The French parliament has approved a draft climate law which would ban domestic flights where the journey could be made by train.
But National Assembly’s climate legislation was widely criticised as inadequate to the task of tackling global warming.
The draft climate and resilience bill was approved by the assembly on a first reading on May 4 and is due to go before the French Senate next month.
A series of measures across the economy include a halt on airport construction and expansion and a ban on flights of up to two and a half hours where a train could be taken instead.
The ban would exclude flights offering a connection to an international flight.

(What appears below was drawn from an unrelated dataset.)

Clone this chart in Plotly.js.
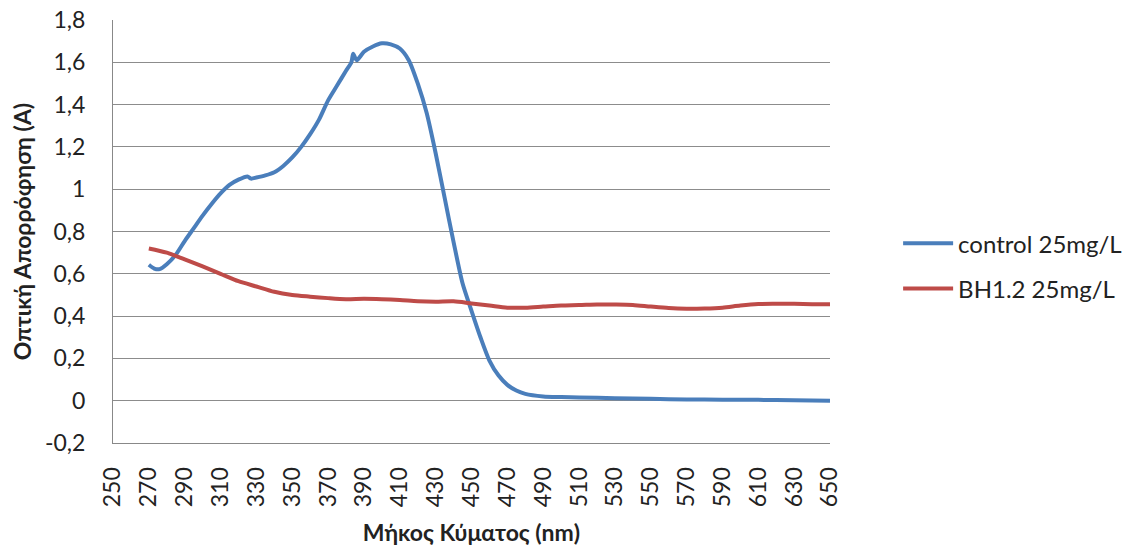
<!DOCTYPE html>
<html><head><meta charset="utf-8">
<script src="https://cdn.plot.ly/plotly-3.0.1.min.js"></script>
<style>html,body{margin:0;padding:0;background:#fff}</style>
</head><body><div id="chart" style="width:1140px;height:551px"></div>
<script>
const controlX = [270,273,276,280,285,290,295,300,305,310,315,320,325,327,330,335,340,345,350,355,360,365,370,375,380,383,384,386,390,395,400,405,410,415,420,425,430,435,440,445,450,455,460,465,470,475,480,490,500,510,530,550,570,590,610,630,650];
const controlY = [0.643,0.625,0.622,0.645,0.69,0.755,0.815,0.875,0.93,0.98,1.02,1.045,1.06,1.05,1.055,1.065,1.08,1.11,1.15,1.2,1.26,1.33,1.42,1.49,1.56,1.6,1.64,1.61,1.65,1.675,1.69,1.685,1.665,1.61,1.5,1.36,1.17,0.96,0.75,0.555,0.425,0.3,0.19,0.12,0.075,0.048,0.032,0.02,0.017,0.015,0.012,0.009,0.006,0.005,0.004,0.002,0.0];
const bhX = [270,280,290,300,310,320,330,340,350,360,370,380,390,400,410,420,430,440,450,460,470,480,490,500,510,520,530,540,550,560,570,580,590,600,610,620,630,640,650];
const bhY = [0.72,0.70,0.668,0.635,0.60,0.565,0.54,0.515,0.50,0.492,0.485,0.48,0.482,0.48,0.476,0.47,0.468,0.47,0.46,0.45,0.44,0.44,0.445,0.45,0.452,0.455,0.455,0.453,0.445,0.438,0.435,0.436,0.44,0.45,0.457,0.458,0.458,0.456,0.456];
const xTicks = [250,270,290,310,330,350,370,390,410,430,450,470,490,510,530,550,570,590,610,630,650];
const yTicks = [-0.2,0,0.2,0.4,0.6,0.8,1,1.2,1.4,1.6,1.8];
const yTickText = ['-0,2','0','0,2','0,4','0,6','0,8','1','1,2','1,4','1,6','1,8'];
const names = ['control 25mg/L','BH1.2 25mg/L'];
const colors = ['#4A7EBB','#BE4B48'];

const font = 'Lato, "Open Sans", "Noto Sans", sans-serif';
const traces = [
  {x: controlX, y: controlY, name: names[0], legendgroup:'a', mode:'lines', line:{color:colors[0], width:4, shape:'spline', smoothing:0.7}},
  {x: bhX, y: bhY, name: names[1], legendgroup:'b', mode:'lines', line:{color:colors[1], width:4, shape:'spline', smoothing:0.8}}
];
const layout = {
  width:1140, height:551,
  margin:{l:113, r:310, t:20, b:108},
  paper_bgcolor:'#fff', plot_bgcolor:'#fff',
  separators:', ',
  font:{family:font, color:'#222', size:24},
  showlegend:true,
  legend:{x:1.095, y:0.418, xanchor:'left', yanchor:'middle', font:{size:24, color:'#222'},
    traceorder:'grouped', tracegroupgap:11, itemwidth:50},
  xaxis:{range:[250,650], tickmode:'array', tickvals:xTicks, ticktext:xTicks.map(String), tickangle:-90,
    showgrid:false, zeroline:false, showline:true, linecolor:'#888', linewidth:1, ticks:'', ticklen:0,
    ticklabelstandoff:14, automargin:false,
    tickfont:{size:23, color:'#222'},
    title:{text:'<b>Μήκος Κύματος (nm)</b>', font:{size:23, color:'#222'}, standoff:18}},
  yaxis:{range:[-0.2,1.8], tickmode:'array', tickvals:yTicks, ticktext:yTickText,
    showgrid:true, gridcolor:'#8c8c8c', gridwidth:1, zeroline:false, showline:true, linecolor:'#888', linewidth:1, ticks:'',
    ticklabelstandoff:22, automargin:false,
    tickfont:{size:23, color:'#222'},
    title:{text:'<b>Οπτική Απορρόφηση (A)</b>', font:{size:23, color:'#222'}, standoff:6}}
};
Plotly.newPlot('chart', traces, layout, {displayModeBar:false, staticPlot:true});
</script></body></html>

Environment minister Barbara Pompili described the measures as “demanding” and said they would “affect the daily life of all our citizens”, insisting: “We are putting in place effective measures.”
But a ‘climate convention’ of members of the public and experts set up by the government to make recommendations on combating global warming said the draft legislation “absolutely does not enable France to meet its objectives”.
President Macron has pledged to cut greenhouse gas emissions by 40% by 2030 compared with 1990 levels. However, the EU has set a target of a 55% cut in emissions by 2030.
A French court ruled the government must do more in February, while a German government plan for steeper cuts than those proposed by France was rejected as “insufficient” by the country’s constitutional court last week.
Jean-Francois Julliard, head of Greenpeace France said the legislation “might have been adequate 15 years ago, when the climate emergency was less pressing. In 2021, it will not be enough to tackle global warming.”